HSBC is still currently overvalued, but it's also one of the best bank in the world.
providing loans to people only with assets isn't the way to finance growth. We need to finance people with good ideas and a sense of responsibility who will repay the money and the opportunity cost alongside that and banks by definitions can't do that. So if somebody wants to really make money by lending it, they need to lend to people that need them but also have the ideas and work ethic to make money with it and hence are credit worthy. that's where non-banking financial institutions can step in and fill the gap and make money to boot. People with assets aren't neccesarily credit worthy. Loans have to be utilised to create real wealth directly or indirectly
To add to that, the volatility of asset values is much higher than the volatility of the worth of capable talent. If you were a lender or investor, where would you rather put YOUR money for the long term?
I think its a matter of what's more readily quantifiable. I can add up assets to determine net worth if I'm a lender. But I can't quantify in numbers the ability for some one with a "good idea" to sell his product to the masses. If I was a lender or investor, I'd go with the known quantity and leave the financing of ideas to the venture capitalists.
It's not about ideas, it's about people. Investing in people will always be more profitable than investing in hard assets. If everyone had your mentality, small business lending would be near non-existent and unemployment would be rampant.

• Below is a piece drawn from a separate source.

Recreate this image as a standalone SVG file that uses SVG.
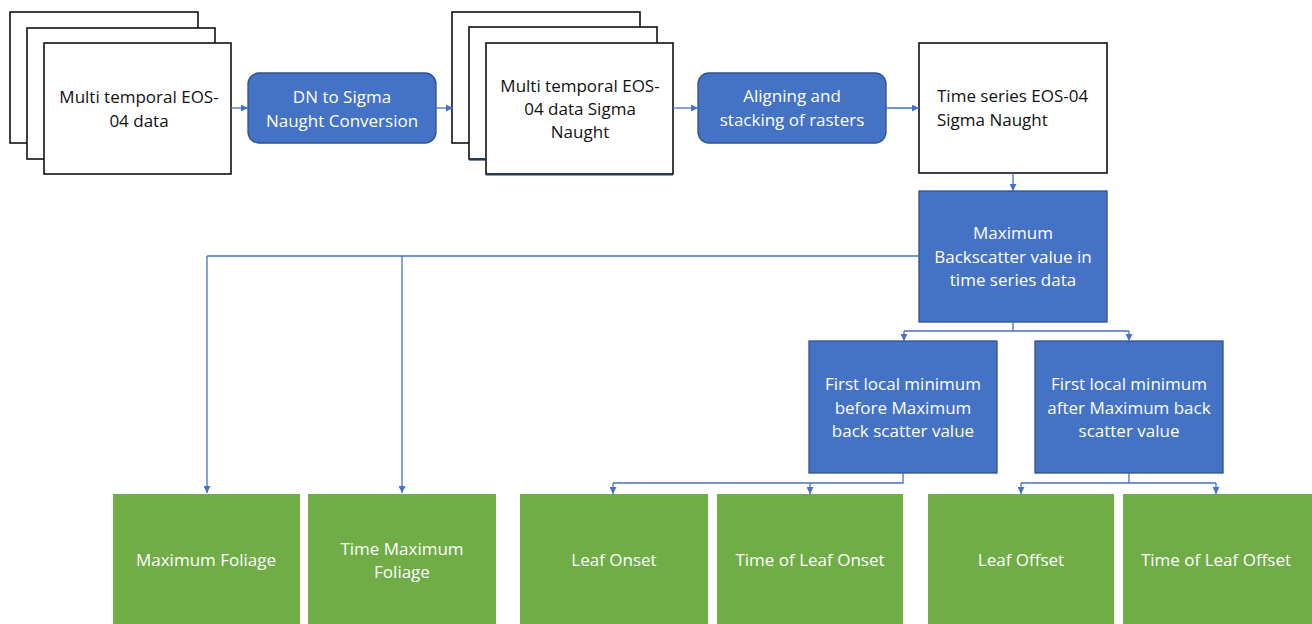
<svg xmlns="http://www.w3.org/2000/svg" width="1312" height="624" viewBox="0 0 1312 624">
<defs>
<marker id="ah" viewBox="0 0 10 10" refX="10" refY="5" markerWidth="7" markerHeight="7" markerUnits="userSpaceOnUse" orient="auto">
<path d="M0,0 L10,5 L0,10 z" fill="#4472C4"/>
</marker>
<style>
.doc{fill:#fff;stroke:#111;stroke-width:1.6}
.blue{fill:#4472C4;stroke:#2F528F;stroke-width:1.3}
.green{fill:#70AD47;stroke:none}
.t{font-family:"Open Sans","Liberation Sans",sans-serif;font-size:17px}
.dk{fill:#111}
.wt{fill:#fff}
.c{fill:none;stroke:#4472C4;stroke-width:1.3;marker-end:url(#ah)}
.cn{fill:none;stroke:#4472C4;stroke-width:1.3}
</style>
</defs>
<rect width="1312" height="624" fill="#fff"/>

<g id="n-multi-temporal">
<rect class="doc" x="10" y="12" width="188" height="131"/>
<rect class="doc" x="27" y="28" width="188" height="131"/>
<rect class="doc" x="44" y="43" width="187" height="131"/>
<text class="t dk" text-anchor="middle" x="139"><tspan x="139" y="103">Multi temporal EOS-</tspan><tspan x="139" y="127">04 data</tspan></text>
</g>

<g id="n-dn-sigma">
<rect class="blue" x="248" y="73" width="188" height="70" rx="11"/>
<text class="t wt" text-anchor="middle"><tspan x="342" y="103">DN to Sigma</tspan><tspan x="342" y="127">Naught Conversion</tspan></text>
</g>

<g id="n-multi-sigma">
<rect class="doc" x="452" y="12" width="188" height="131"/>
<rect class="doc" x="469" y="27" width="188" height="132"/>
<rect class="doc" x="486" y="43" width="187" height="131"/>
<line x1="486" y1="174.5" x2="673" y2="174.5" stroke="#1F3864" stroke-width="2.2"/>
<line x1="469" y1="159.5" x2="486" y2="159.5" stroke="#1F3864" stroke-width="2.2"/>
<text class="t dk" text-anchor="middle"><tspan x="580" y="92">Multi temporal EOS-</tspan><tspan x="580" y="115">04 data Sigma</tspan><tspan x="580" y="138">Naught</tspan></text>
</g>

<g id="n-aligning">
<rect class="blue" x="698" y="73" width="188" height="70" rx="11"/>
<text class="t wt" text-anchor="middle"><tspan x="792" y="102">Aligning and</tspan><tspan x="792" y="126">stacking of rasters</tspan></text>
</g>

<g id="n-time-series">
<rect class="doc" x="919" y="43" width="188" height="130"/>
<text class="t dk"><tspan x="937" y="102">Time series EOS-04</tspan><tspan x="937" y="126">Sigma Naught</tspan></text>
</g>

<g id="n-maximum">
<rect class="blue" x="919" y="191" width="188" height="131"/>
<text class="t wt" text-anchor="middle"><tspan x="1013" y="239">Maximum</tspan><tspan x="1013" y="263">Backscatter value in</tspan><tspan x="1013" y="286">time series data</tspan></text>
</g>

<g id="n-first-before">
<rect class="blue" x="809" y="341" width="188" height="132"/>
<text class="t wt" text-anchor="middle"><tspan x="903" y="390">First local minimum</tspan><tspan x="903" y="414">before Maximum</tspan><tspan x="903" y="437">back scatter value</tspan></text>
</g>

<g id="n-first-after">
<rect class="blue" x="1035" y="341" width="188" height="132"/>
<text class="t wt" text-anchor="middle"><tspan x="1129" y="390">First local minimum</tspan><tspan x="1129" y="414">after Maximum back</tspan><tspan x="1129" y="437">scatter value</tspan></text>
</g>

<g id="n-max-foliage">
<rect class="green" x="113" y="494" width="187" height="130"/>
<text class="t wt" text-anchor="middle" x="206" y="566">Maximum Foliage</text>
</g>

<g id="n-time-max-foliage">
<rect class="green" x="308" y="494" width="188" height="130"/>
<text class="t wt" text-anchor="middle"><tspan x="402" y="555">Time Maximum</tspan><tspan x="402" y="578">Foliage</tspan></text>
</g>

<g id="n-leaf-onset">
<rect class="green" x="520" y="494" width="188" height="130"/>
<text class="t wt" text-anchor="middle" x="614" y="566">Leaf Onset</text>
</g>

<g id="n-time-leaf-onset">
<rect class="green" x="717" y="494" width="186" height="130"/>
<text class="t wt" text-anchor="middle" x="810" y="566">Time of Leaf Onset</text>
</g>

<g id="n-leaf-offset">
<rect class="green" x="928" y="494" width="186" height="130"/>
<text class="t wt" text-anchor="middle" x="1021" y="566">Leaf Offset</text>
</g>

<g id="n-time-leaf-offset">
<rect class="green" x="1123" y="494" width="189" height="130"/>
<text class="t wt" text-anchor="middle" x="1216" y="566">Time of Leaf Offset</text>
</g>

<g id="connectors">
<path class="c" d="M231,108 H248"/>
<path class="c" d="M436,108 H453"/>
<path class="c" d="M673,108 H698"/>
<path class="c" d="M886,108 H919"/>
<path class="c" d="M1013,173 V191"/>
<path class="cn" d="M919,256 H207"/>
<path class="c" d="M207,256 V493"/>
<path class="c" d="M402,256 V493"/>
<path class="cn" d="M1013,322 V331 M904,331 H1129"/>
<path class="c" d="M904,331 V341"/>
<path class="c" d="M1129,331 V341"/>
<path class="cn" d="M903,473 V483 H613"/>
<path class="c" d="M613,483 V494"/>
<path class="c" d="M810,483 V494"/>
<path class="cn" d="M1129,473 V483 M1021,483 H1216"/>
<path class="c" d="M1021,483 V494"/>
<path class="c" d="M1216,483 V494"/>
</g>
</svg>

Hey, isn't that about the way it is now?
If slavery would be legal, then perhaps full recourse loans to individuals would be safer than limited-recourse loans backed by hard assets. But slavery is not legal and therefore asset-backed loans are clearly safer. Of course, this arrangement of personal bankruptcy, no debtors prisons, and no slavery is a good way to run a society even though it increases the risk of loans to people.
Then there's the confusion about higher returns. To the first order, higher yield from riskier loans is not increased lender returns, it's just to offset the credit losses. Some readers (not the post's author, of course) commenting on this site seem not to get it.
If we are talking about active investments with upside participation, I agree that smart investors can probably make more money with less leverage when financing people and ideas than when financing hard assets. That's because evaluating the investment in ideas or people is so much more difficult. Conversely, dumb investors stand to lose more when making these difficult investment decisions.
The Chinese aren't as smart as everyone thinks.
http://www.youtube.com/watch?v=dpE3MX6m-r8
Yo ... US not so smart neither
http://www.youtube.com/watch?v=qAepgZ5iM5k&feature=related
Should have spent some money on shampoo instead of that zapper.